■ WORK TO BE COMPLETED: Without including the pictures, copy out every line below.
++++++
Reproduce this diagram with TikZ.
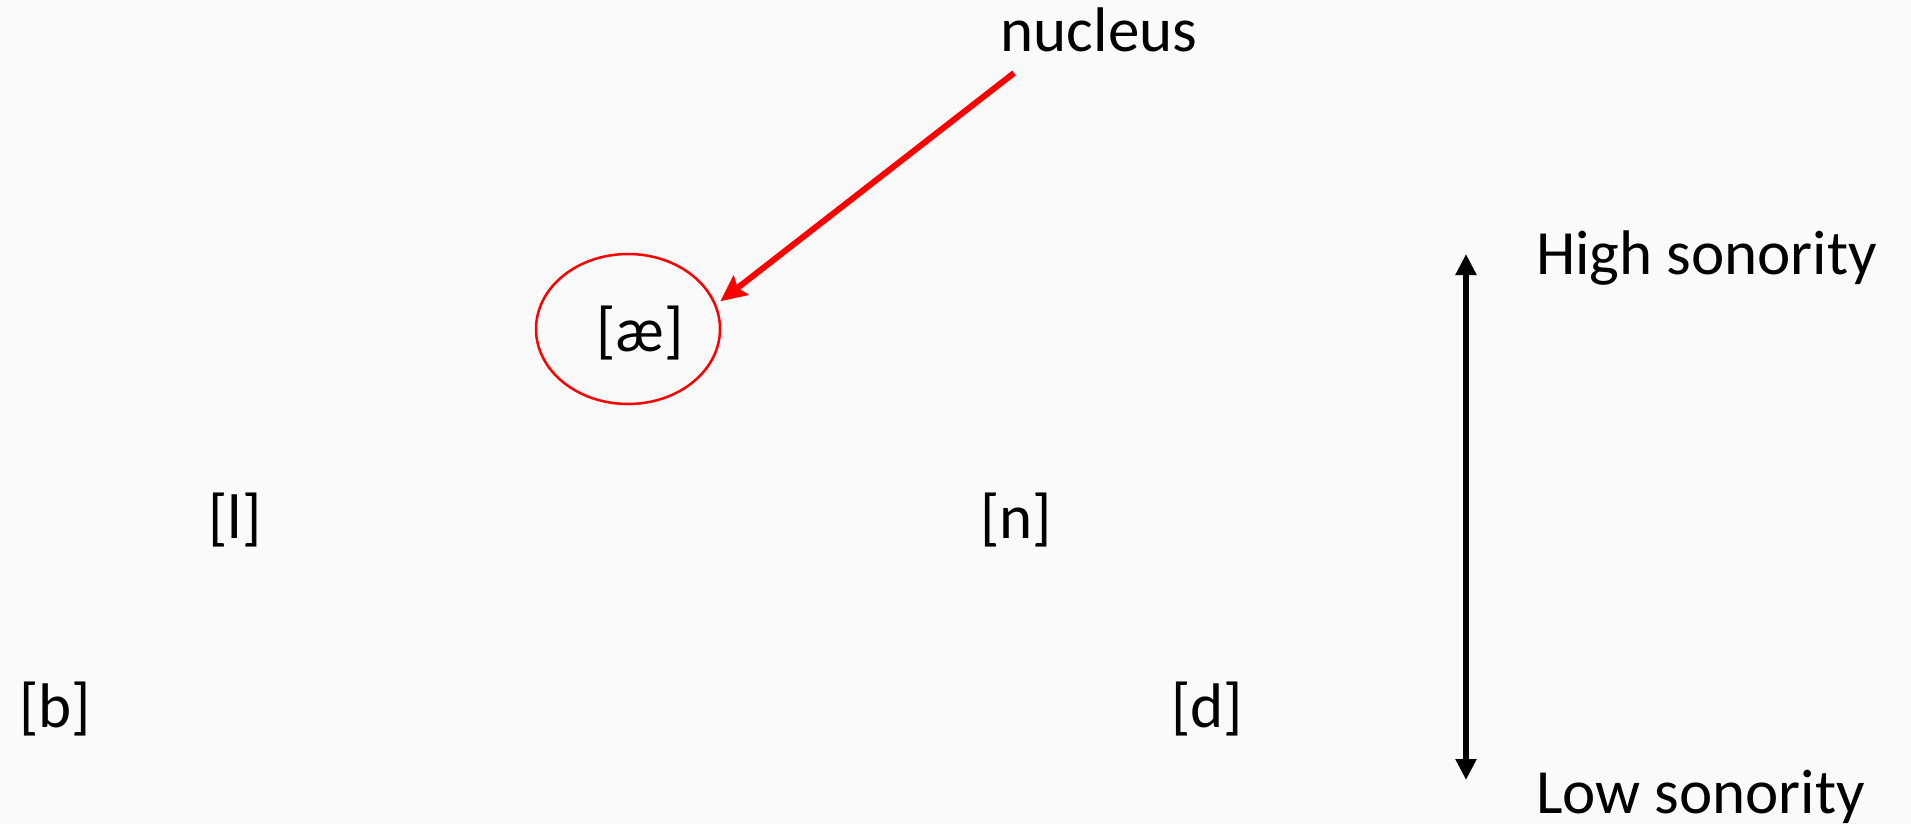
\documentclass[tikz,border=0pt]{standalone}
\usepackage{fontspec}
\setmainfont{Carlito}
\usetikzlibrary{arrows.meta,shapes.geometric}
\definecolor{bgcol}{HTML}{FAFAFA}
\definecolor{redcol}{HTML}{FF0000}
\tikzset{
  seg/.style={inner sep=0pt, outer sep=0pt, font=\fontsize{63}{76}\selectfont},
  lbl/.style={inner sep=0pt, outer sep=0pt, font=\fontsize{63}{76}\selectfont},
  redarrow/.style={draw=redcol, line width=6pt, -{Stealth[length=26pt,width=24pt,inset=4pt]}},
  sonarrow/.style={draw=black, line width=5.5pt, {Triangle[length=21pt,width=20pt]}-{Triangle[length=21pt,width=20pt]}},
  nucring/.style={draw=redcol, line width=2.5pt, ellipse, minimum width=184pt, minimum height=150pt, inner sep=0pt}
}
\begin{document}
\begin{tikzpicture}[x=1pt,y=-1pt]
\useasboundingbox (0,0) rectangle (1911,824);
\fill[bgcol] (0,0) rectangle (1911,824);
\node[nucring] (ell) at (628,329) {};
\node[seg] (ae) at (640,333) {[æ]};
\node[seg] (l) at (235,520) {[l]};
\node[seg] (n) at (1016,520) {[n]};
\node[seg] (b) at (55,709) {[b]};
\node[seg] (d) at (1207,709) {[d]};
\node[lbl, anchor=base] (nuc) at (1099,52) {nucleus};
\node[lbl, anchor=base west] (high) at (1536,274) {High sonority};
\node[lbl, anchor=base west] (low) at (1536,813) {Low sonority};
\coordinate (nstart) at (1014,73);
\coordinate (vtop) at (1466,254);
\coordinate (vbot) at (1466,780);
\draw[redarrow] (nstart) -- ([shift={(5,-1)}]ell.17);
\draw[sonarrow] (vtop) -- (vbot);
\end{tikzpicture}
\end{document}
++++++
■ RESULT OF THIS TASK:
Reproduce this diagram with TikZ.
\documentclass[tikz,border=0pt]{standalone}
\usepackage{fontspec}
\setmainfont{Carlito}
\usetikzlibrary{arrows.meta,shapes.geometric}
\definecolor{bgcol}{HTML}{FAFAFA}
\definecolor{redcol}{HTML}{FF0000}
\tikzset{
  seg/.style={inner sep=0pt, outer sep=0pt, font=\fontsize{63}{76}\selectfont},
  lbl/.style={inner sep=0pt, outer sep=0pt, font=\fontsize{63}{76}\selectfont},
  redarrow/.style={draw=redcol, line width=6pt, -{Stealth[length=26pt,width=24pt,inset=4pt]}},
  sonarrow/.style={draw=black, line width=5.5pt, {Triangle[length=21pt,width=20pt]}-{Triangle[length=21pt,width=20pt]}},
  nucring/.style={draw=redcol, line width=2.5pt, ellipse, minimum width=184pt, minimum height=150pt, inner sep=0pt}
}
\begin{document}
\begin{tikzpicture}[x=1pt,y=-1pt]
\useasboundingbox (0,0) rectangle (1911,824);
\fill[bgcol] (0,0) rectangle (1911,824);
\node[nucring] (ell) at (628,329) {};
\node[seg] (ae) at (640,333) {[æ]};
\node[seg] (l) at (235,520) {[l]};
\node[seg] (n) at (1016,520) {[n]};
\node[seg] (b) at (55,709) {[b]};
\node[seg] (d) at (1207,709) {[d]};
\node[lbl, anchor=base] (nuc) at (1099,52) {nucleus};
\node[lbl, anchor=base west] (high) at (1536,274) {High sonority};
\node[lbl, anchor=base west] (low) at (1536,813) {Low sonority};
\coordinate (nstart) at (1014,73);
\coordinate (vtop) at (1466,254);
\coordinate (vbot) at (1466,780);
\draw[redarrow] (nstart) -- ([shift={(5,-1)}]ell.17);
\draw[sonarrow] (vtop) -- (vbot);
\end{tikzpicture}
\end{document}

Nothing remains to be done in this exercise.